Thu Aug 7 10:07:54 PDT 2025

================
@@ -412,16 +411,19 @@ bool GCNRPTarget::isSaveBeneficial(Register Reg,
     return RP.getSGPRNum() > MaxSGPRs;
   unsigned NumVGPRs =
       SRI->isAGPRClass(RC) ? RP.getAGPRNum() : RP.getArchVGPRNum();
-  return isVGPRBankSaveBeneficial(NumVGPRs);
+  // The addressable limit must always be respected.
+  if (NumVGPRs > MaxVGPRs)
+    return true;
+  // For unified RFs, combined VGPR usage limit must be respected as well.
+  return UnifiedRF && RP.getVGPRNum(true) > MaxUnifiedVGPRs;
----------------
jrbyrnes wrote:

Yeah I think the way you've implemented it is fine actually. 

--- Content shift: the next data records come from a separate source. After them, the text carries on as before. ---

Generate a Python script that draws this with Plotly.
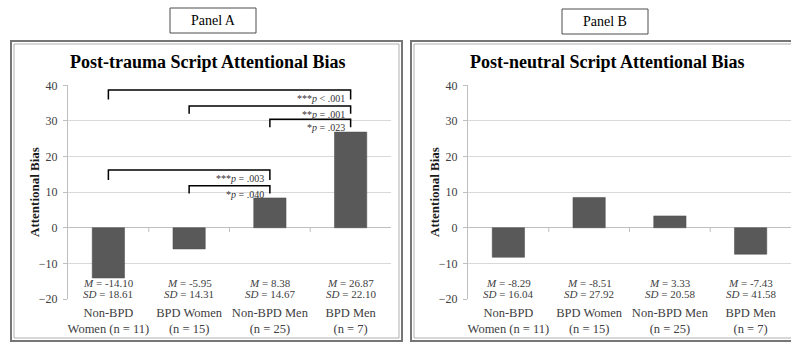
import plotly.graph_objects as go

W, H = 791, 343

categories = ["Non-BPD<br>Women (n = 11)", "BPD Women<br>(n = 15)", "Non-BPD Men<br>(n = 25)", "BPD Men<br>(n = 7)"]

# Panel A: post-trauma script
trauma_bars = [-14.10, -5.95, 8.38, 26.87]
trauma_mean_text = ["-14.10", "-5.95", "8.38", "26.87"]
trauma_sd_text = ["18.61", "14.31", "14.67", "22.10"]

# Panel B: post-neutral script (bar heights as drawn in the figure)
neutral_bars = [-8.29, 8.51, 3.33, -7.43]
neutral_mean_text = ["-8.29", "-8.51", "3.33", "-7.43"]
neutral_sd_text = ["16.04", "27.92", "20.58", "41.58"]

# Significance brackets for panel A: (from category, to category, bracket top level, leg bottom level, label)
brackets = [
    (0, 3, 38.7, 36.0, "***<i>p</i> < .001"),
    (1, 3, 34.2, 32.0, "**<i>p</i> = .001"),
    (2, 3, 30.5, 28.2, "*<i>p</i> = .023"),
    (0, 2, 16.2, 13.4, "***<i>p</i> = .003"),
    (1, 2, 11.8, 9.6, "*<i>p</i> = .040"),
]

titles = ["Post-trauma Script Attentional Bias", "Post-neutral Script Attentional Bias"]
panel_labels = ["Panel A", "Panel B"]

FONT = "Liberation Serif, Times New Roman, serif"
BAR_COLOR = "#595959"
GRID = "#d9d9d9"
AXIS = "#bfbfbf"
TXT = "#404040"

def px(x):
    return x / W

def py(y):
    return 1 - y / H

fig = go.Figure()

panels = [
    dict(xa="x", ya="y", bars=trauma_bars, m=trauma_mean_text, sd=trauma_sd_text, x0=68, x1=391),
    dict(xa="x2", ya="y2", bars=neutral_bars, m=neutral_mean_text, sd=neutral_sd_text, x0=468, x1=791),
]

for p in panels:
    fig.add_trace(go.Bar(
        x=categories, y=p["bars"], xaxis=p["xa"], yaxis=p["ya"],
        width=0.4, marker=dict(color=BAR_COLOR, line=dict(color="#4a4a4a", width=0.5)),
        showlegend=False, hoverinfo="skip",
    ))

ydom = [py(299), py(85.3)]
axis_common_y = dict(
    range=[-20, 40], dtick=10, showgrid=True, gridcolor=GRID, gridwidth=1,
    showline=True, linecolor=AXIS, linewidth=1, ticks="outside", ticklen=4, tickcolor=AXIS,
    tickfont=dict(family=FONT, size=12, color=TXT), zeroline=True, zerolinecolor=AXIS,
    zerolinewidth=1, domain=ydom, fixedrange=True, automargin=False, ticklabelstandoff=3,
)
axis_common_x = dict(
    type="category", range=[-0.5, 3.5], showgrid=False, showline=False, ticks="",
    tickfont=dict(family=FONT, size=12.5, color=TXT), fixedrange=True, ticklabelstandoff=4,
    automargin=False,
)

fig.update_layout(
    width=W, height=H, margin=dict(l=0, r=0, t=0, b=0, autoexpand=False),
    paper_bgcolor="white", plot_bgcolor="white", bargap=0.6,
    xaxis=dict(domain=[px(68), px(391)], anchor="y", **axis_common_x),
    yaxis=dict(anchor="x", **axis_common_y),
    xaxis2=dict(domain=[px(468), px(791)], anchor="y2", **axis_common_x),
    yaxis2=dict(anchor="x2", **axis_common_y),
)

shapes = []
annotations = []

for k, p in enumerate(panels):
    # small category tick marks on the zero line
    for b in [0.5, 1.5, 2.5]:
        shapes.append(dict(type="line", xref=p["xa"], yref=p["ya"], x0=b, x1=b, y0=0, y1=-1.2,
                           line=dict(color=AXIS, width=1)))
    # mean / SD text
    for i, c in enumerate(categories):
        annotations.append(dict(
            x=c, y=-20, xref=p["xa"], yref=p["ya"], xanchor="center", yanchor="bottom", yshift=-3,
            text=f"<i>SD</i> = {p['sd'][i]}", showarrow=False,
            font=dict(family=FONT, size=11, color=TXT), align="center",
        ))
        annotations.append(dict(
            x=c, y=-20, xref=p["xa"], yref=p["ya"], xanchor="center", yanchor="bottom", yshift=8,
            text=f"<i>M</i> = {p['m'][i]}", showarrow=False,
            font=dict(family=FONT, size=11, color=TXT), align="center",
        ))
    # y-axis title
    annotations.append(dict(
        x=px(p["x0"] - 34), y=py(192), xref="paper", yref="paper", textangle=-90,
        text="<b>Attentional Bias</b>", showarrow=False,
        font=dict(family=FONT, size=13, color="#1a1a1a"), xanchor="center", yanchor="middle",
    ))

# chart titles and panel frames
title_cx = [207, 607]
frame_x = [(11, 402), (411, 800)]
label_box = [(170, 256, 8, 33), (562, 648, 9, 34)]
for k in range(2):
    annotations.append(dict(
        x=px(title_cx[k]), y=py(62), xref="paper", yref="paper", text=f"<b>{titles[k]}</b>",
        showarrow=False, font=dict(family=FONT, size=18, color="black"),
        xanchor="center", yanchor="middle",
    ))
    fx0, fx1 = frame_x[k]
    shapes.append(dict(type="rect", xref="paper", yref="paper", x0=px(fx0), x1=px(fx1),
                       y0=py(341), y1=py(41), line=dict(color="#767676", width=2)))
    shapes.append(dict(type="rect", xref="paper", yref="paper", x0=px(fx0 + 3), x1=px(fx1 - 3),
                       y0=py(338), y1=py(44), line=dict(color="#b0b0b0", width=1)))
    bx0, bx1, by0, by1 = label_box[k]
    shapes.append(dict(type="rect", xref="paper", yref="paper", x0=px(bx0), x1=px(bx1),
                       y0=py(by1), y1=py(by0), line=dict(color="#4d4d4d", width=1)))
    annotations.append(dict(
        x=px((bx0 + bx1) / 2), y=py((by0 + by1) / 2), xref="paper", yref="paper",
        text=panel_labels[k], showarrow=False, font=dict(family=FONT, size=14, color="black"),
        xanchor="center", yanchor="middle",
    ))

# significance brackets (panel A)
for (i, j, top, leg, label) in brackets:
    shapes.append(dict(
        type="path", xref="x", yref="y",
        path=f"M {i},{leg} L {i},{top} L {j},{top} L {j},{leg}",
        line=dict(color="black", width=1.5),
    ))
    annotations.append(dict(
        x=j, y=top, xref="x", yref="y", xanchor="right", yanchor="top", xshift=-4, yshift=-1,
        text=label, showarrow=False, font=dict(family=FONT, size=10, color="#333333"),
    ))

fig.update_layout(shapes=shapes, annotations=annotations)
fig.write_html(
    "out.html",
    config={"displayModeBar": False, "staticPlot": True},
    post_script="document.body.style.margin='0';document.body.style.overflow='hidden';",
)
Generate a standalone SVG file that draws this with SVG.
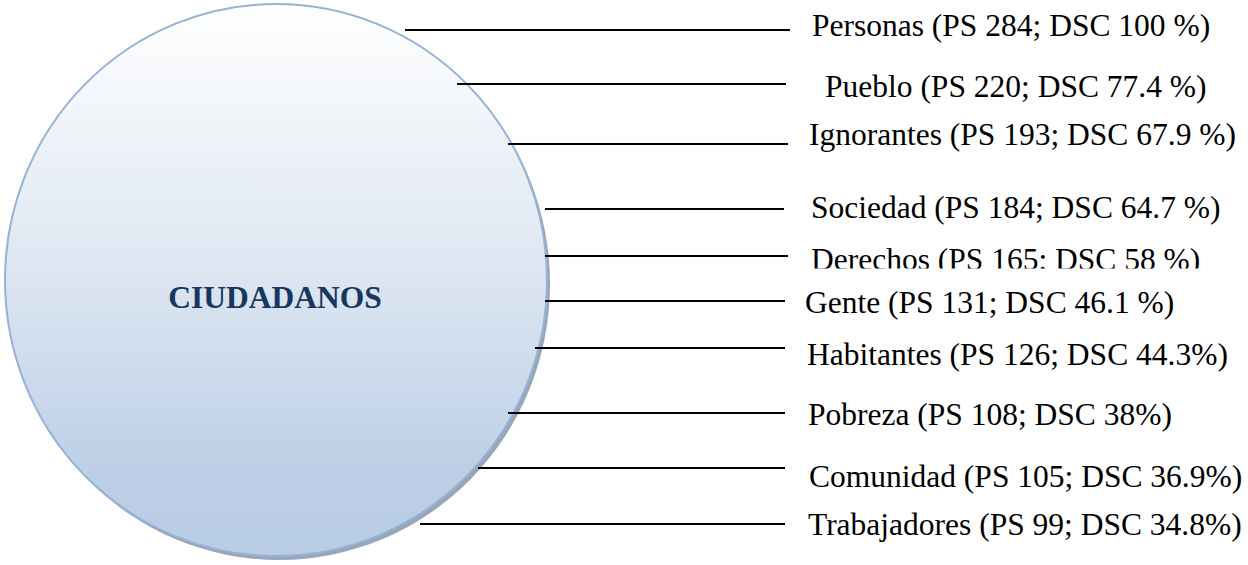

I was looking at a case where we use the waves-per-eu attribute. Unless amdgpu-agpr-alloc is also specified, we will just split the unified RF in half during RA. In that case, with the current implementation, we would be be inserted cross RC copies to increase occupancy. I'm not sure how concerned we should be with this case, since for target's with UnifiedRF, we should be using pure vgpr unless in occupancy 1 case.

However, in the default case (no attributes), RA can allocate up to the maxNumVGPRs for each RC, which should encourage a more optimal split while honoring the unified limit.

https://github.com/llvm/llvm-project/pull/149224